• **DIRECTION**: Extract the lines from the first one in the records below through the line containing "grid_vals = [round(0.1", keeping both ends and leaving out any pictures.

• **DATA LINES**:
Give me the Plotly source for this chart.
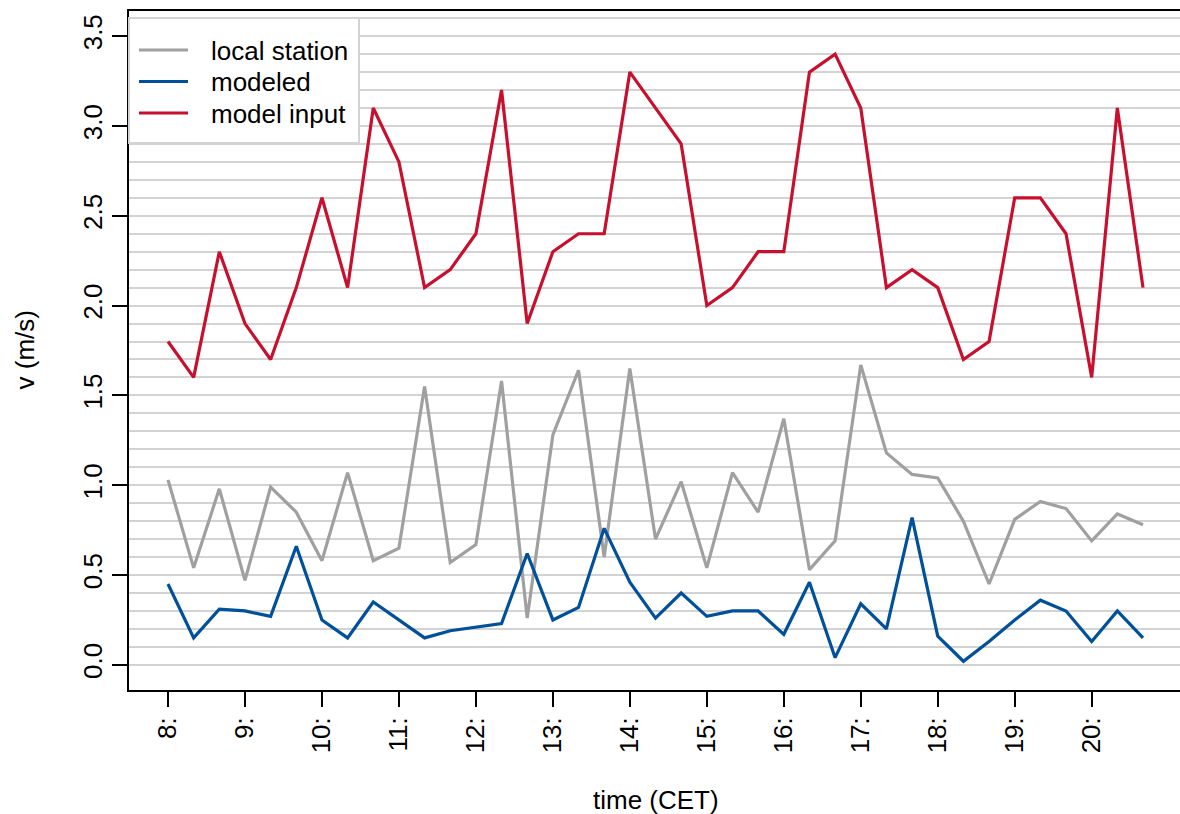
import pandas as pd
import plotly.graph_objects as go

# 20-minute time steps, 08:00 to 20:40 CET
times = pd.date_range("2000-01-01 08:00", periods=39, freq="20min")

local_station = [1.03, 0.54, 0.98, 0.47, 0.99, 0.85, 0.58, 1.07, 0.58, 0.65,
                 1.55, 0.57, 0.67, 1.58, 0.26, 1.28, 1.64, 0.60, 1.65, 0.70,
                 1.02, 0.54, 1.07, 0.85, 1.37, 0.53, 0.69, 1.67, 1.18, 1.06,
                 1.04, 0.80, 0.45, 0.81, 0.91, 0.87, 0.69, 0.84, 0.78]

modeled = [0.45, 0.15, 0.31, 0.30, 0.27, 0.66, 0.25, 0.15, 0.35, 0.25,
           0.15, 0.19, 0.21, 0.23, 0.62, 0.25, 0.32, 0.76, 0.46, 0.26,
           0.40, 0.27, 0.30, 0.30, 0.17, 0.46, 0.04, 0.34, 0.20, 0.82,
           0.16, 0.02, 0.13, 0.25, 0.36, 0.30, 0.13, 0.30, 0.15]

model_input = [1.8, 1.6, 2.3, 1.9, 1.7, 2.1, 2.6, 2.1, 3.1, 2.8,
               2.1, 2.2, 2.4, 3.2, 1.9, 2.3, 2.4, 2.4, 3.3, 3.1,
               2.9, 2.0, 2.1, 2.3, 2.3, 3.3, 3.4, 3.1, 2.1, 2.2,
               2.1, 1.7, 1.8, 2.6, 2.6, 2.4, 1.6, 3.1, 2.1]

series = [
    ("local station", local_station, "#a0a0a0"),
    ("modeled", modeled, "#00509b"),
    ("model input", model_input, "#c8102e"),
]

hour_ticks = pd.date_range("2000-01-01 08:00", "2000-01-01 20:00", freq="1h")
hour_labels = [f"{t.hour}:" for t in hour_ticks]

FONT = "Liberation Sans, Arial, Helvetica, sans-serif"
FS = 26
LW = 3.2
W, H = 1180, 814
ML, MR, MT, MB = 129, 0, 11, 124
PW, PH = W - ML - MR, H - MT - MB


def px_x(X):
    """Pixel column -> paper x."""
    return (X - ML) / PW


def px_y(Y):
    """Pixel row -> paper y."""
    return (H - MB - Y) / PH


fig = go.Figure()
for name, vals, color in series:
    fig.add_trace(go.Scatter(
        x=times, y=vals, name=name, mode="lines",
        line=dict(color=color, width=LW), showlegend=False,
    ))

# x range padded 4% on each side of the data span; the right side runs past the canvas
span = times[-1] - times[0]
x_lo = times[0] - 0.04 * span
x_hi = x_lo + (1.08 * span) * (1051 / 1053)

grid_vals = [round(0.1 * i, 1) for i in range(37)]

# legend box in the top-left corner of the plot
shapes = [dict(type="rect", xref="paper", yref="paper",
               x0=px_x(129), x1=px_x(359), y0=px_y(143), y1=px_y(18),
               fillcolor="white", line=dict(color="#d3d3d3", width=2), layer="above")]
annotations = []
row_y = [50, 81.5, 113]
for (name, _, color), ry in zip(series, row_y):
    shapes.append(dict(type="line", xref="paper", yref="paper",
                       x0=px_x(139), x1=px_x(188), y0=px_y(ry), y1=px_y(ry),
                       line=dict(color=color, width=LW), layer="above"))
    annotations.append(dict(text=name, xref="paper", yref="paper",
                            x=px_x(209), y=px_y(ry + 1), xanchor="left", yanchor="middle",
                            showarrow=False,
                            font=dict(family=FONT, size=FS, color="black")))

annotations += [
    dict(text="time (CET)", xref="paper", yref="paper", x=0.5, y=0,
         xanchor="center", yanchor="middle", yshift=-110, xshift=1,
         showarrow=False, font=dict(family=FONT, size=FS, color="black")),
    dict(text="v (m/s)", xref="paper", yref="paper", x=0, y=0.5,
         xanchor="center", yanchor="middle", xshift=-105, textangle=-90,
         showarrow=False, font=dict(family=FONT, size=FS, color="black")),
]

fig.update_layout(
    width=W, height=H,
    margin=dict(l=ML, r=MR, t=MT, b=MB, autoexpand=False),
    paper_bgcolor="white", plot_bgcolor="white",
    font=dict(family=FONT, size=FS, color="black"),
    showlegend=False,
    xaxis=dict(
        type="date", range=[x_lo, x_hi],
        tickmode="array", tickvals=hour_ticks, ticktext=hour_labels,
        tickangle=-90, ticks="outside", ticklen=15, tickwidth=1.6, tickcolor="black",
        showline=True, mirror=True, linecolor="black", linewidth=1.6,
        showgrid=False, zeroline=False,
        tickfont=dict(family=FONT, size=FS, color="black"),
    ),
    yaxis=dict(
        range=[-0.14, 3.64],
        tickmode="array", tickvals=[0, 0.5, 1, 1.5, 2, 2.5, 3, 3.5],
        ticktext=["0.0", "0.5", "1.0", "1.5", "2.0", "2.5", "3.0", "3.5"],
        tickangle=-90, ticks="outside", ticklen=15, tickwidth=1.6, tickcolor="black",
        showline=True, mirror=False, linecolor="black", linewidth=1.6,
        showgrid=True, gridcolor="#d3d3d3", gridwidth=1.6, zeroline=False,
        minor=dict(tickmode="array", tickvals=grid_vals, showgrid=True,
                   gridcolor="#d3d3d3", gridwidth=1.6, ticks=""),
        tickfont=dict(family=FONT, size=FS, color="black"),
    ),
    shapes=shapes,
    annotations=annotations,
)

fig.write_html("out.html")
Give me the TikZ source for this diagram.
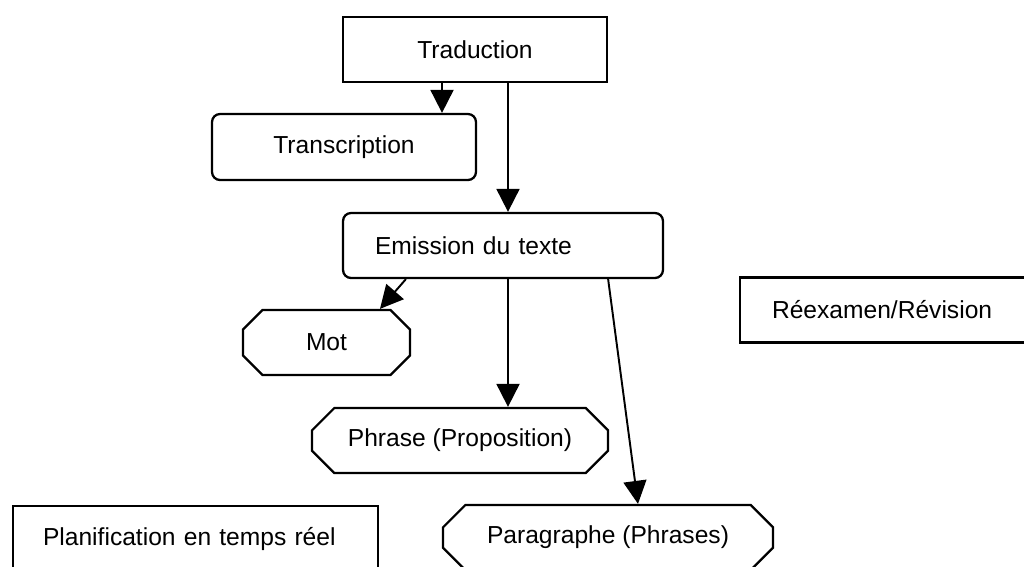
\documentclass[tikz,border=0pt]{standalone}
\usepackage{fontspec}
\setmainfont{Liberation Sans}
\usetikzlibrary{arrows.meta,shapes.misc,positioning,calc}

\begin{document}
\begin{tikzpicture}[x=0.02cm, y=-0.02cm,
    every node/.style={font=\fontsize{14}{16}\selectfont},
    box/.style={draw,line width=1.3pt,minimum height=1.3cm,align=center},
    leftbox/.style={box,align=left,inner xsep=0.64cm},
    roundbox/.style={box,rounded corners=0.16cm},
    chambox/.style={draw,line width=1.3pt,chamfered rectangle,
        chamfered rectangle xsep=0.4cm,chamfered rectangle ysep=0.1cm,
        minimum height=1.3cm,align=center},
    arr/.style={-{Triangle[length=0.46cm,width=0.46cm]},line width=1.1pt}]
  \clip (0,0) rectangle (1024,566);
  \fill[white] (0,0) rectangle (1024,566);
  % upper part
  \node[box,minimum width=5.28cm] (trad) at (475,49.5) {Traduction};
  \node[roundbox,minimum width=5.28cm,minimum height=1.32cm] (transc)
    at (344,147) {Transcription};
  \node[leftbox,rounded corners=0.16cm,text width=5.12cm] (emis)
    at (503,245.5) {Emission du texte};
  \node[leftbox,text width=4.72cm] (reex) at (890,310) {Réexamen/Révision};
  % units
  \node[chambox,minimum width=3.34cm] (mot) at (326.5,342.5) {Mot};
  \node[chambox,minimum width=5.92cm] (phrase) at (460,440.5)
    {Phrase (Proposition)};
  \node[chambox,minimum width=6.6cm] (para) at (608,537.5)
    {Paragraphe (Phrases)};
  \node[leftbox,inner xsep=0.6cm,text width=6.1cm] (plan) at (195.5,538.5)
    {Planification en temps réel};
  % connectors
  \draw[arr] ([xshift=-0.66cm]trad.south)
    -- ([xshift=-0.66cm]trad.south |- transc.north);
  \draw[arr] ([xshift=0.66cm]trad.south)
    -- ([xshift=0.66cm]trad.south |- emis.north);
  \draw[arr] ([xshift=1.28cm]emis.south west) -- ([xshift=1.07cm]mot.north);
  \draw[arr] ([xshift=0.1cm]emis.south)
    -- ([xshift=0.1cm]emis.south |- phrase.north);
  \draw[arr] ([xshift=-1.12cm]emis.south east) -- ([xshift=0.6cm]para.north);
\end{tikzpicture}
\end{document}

• **EXERCISE RESPONSE**:
Give me the Plotly source for this chart.
import pandas as pd
import plotly.graph_objects as go

# 20-minute time steps, 08:00 to 20:40 CET
times = pd.date_range("2000-01-01 08:00", periods=39, freq="20min")

local_station = [1.03, 0.54, 0.98, 0.47, 0.99, 0.85, 0.58, 1.07, 0.58, 0.65,
                 1.55, 0.57, 0.67, 1.58, 0.26, 1.28, 1.64, 0.60, 1.65, 0.70,
                 1.02, 0.54, 1.07, 0.85, 1.37, 0.53, 0.69, 1.67, 1.18, 1.06,
                 1.04, 0.80, 0.45, 0.81, 0.91, 0.87, 0.69, 0.84, 0.78]

modeled = [0.45, 0.15, 0.31, 0.30, 0.27, 0.66, 0.25, 0.15, 0.35, 0.25,
           0.15, 0.19, 0.21, 0.23, 0.62, 0.25, 0.32, 0.76, 0.46, 0.26,
           0.40, 0.27, 0.30, 0.30, 0.17, 0.46, 0.04, 0.34, 0.20, 0.82,
           0.16, 0.02, 0.13, 0.25, 0.36, 0.30, 0.13, 0.30, 0.15]

model_input = [1.8, 1.6, 2.3, 1.9, 1.7, 2.1, 2.6, 2.1, 3.1, 2.8,
               2.1, 2.2, 2.4, 3.2, 1.9, 2.3, 2.4, 2.4, 3.3, 3.1,
               2.9, 2.0, 2.1, 2.3, 2.3, 3.3, 3.4, 3.1, 2.1, 2.2,
               2.1, 1.7, 1.8, 2.6, 2.6, 2.4, 1.6, 3.1, 2.1]

series = [
    ("local station", local_station, "#a0a0a0"),
    ("modeled", modeled, "#00509b"),
    ("model input", model_input, "#c8102e"),
]

hour_ticks = pd.date_range("2000-01-01 08:00", "2000-01-01 20:00", freq="1h")
hour_labels = [f"{t.hour}:" for t in hour_ticks]

FONT = "Liberation Sans, Arial, Helvetica, sans-serif"
FS = 26
LW = 3.2
W, H = 1180, 814
ML, MR, MT, MB = 129, 0, 11, 124
PW, PH = W - ML - MR, H - MT - MB


def px_x(X):
    """Pixel column -> paper x."""
    return (X - ML) / PW


def px_y(Y):
    """Pixel row -> paper y."""
    return (H - MB - Y) / PH


fig = go.Figure()
for name, vals, color in series:
    fig.add_trace(go.Scatter(
        x=times, y=vals, name=name, mode="lines",
        line=dict(color=color, width=LW), showlegend=False,
    ))

# x range padded 4% on each side of the data span; the right side runs past the canvas
span = times[-1] - times[0]
x_lo = times[0] - 0.04 * span
x_hi = x_lo + (1.08 * span) * (1051 / 1053)

grid_vals = [round(0.1 * i, 1) for i in range(37)]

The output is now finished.